** START **

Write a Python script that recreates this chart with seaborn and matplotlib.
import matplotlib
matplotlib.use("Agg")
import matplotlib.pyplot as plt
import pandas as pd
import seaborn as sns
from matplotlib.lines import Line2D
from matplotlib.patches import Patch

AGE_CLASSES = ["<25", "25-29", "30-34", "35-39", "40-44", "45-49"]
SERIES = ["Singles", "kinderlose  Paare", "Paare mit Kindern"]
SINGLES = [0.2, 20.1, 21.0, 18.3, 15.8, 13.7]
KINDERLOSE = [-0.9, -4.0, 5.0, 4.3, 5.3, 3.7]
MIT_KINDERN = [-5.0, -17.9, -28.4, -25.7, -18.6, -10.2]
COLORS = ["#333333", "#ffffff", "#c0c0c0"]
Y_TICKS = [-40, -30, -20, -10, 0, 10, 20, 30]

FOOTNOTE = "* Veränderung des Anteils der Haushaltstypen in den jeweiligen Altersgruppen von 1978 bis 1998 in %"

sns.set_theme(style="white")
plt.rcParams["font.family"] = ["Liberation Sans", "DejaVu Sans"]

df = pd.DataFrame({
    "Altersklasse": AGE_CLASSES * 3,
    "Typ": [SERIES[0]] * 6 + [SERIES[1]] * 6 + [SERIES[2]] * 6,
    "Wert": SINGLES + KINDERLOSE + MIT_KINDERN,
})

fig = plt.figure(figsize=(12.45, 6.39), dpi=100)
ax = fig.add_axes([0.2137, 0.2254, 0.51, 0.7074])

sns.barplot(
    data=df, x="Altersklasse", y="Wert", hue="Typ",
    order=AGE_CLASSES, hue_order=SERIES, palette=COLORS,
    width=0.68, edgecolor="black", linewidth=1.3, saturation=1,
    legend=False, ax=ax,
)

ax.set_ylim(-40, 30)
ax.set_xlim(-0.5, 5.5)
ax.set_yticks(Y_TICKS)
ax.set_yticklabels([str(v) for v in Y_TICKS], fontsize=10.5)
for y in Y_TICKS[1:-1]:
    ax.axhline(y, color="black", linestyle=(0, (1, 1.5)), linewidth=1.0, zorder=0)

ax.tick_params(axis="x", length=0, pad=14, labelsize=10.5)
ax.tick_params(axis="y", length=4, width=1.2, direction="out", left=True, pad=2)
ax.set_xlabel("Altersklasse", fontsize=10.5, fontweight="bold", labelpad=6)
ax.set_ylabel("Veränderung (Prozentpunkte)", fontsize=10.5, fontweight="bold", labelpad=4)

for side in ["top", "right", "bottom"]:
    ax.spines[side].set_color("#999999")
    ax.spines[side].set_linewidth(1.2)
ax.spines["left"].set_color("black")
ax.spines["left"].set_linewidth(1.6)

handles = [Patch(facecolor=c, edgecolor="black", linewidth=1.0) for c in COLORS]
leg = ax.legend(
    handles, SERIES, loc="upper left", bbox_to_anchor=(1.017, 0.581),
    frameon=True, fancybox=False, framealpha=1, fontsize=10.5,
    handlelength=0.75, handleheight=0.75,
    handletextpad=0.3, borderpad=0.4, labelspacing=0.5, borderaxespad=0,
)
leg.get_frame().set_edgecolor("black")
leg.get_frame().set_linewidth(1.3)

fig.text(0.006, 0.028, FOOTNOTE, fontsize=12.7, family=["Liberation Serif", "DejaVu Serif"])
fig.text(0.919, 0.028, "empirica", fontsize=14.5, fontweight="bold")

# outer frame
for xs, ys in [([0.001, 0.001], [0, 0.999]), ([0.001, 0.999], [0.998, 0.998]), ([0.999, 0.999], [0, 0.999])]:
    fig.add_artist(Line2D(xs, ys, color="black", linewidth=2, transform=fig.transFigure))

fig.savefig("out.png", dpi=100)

** END **

Your objective: Exactly how many lines of the listing above contain the string "matplotlib"? Give no more than the number.

Answer below: 6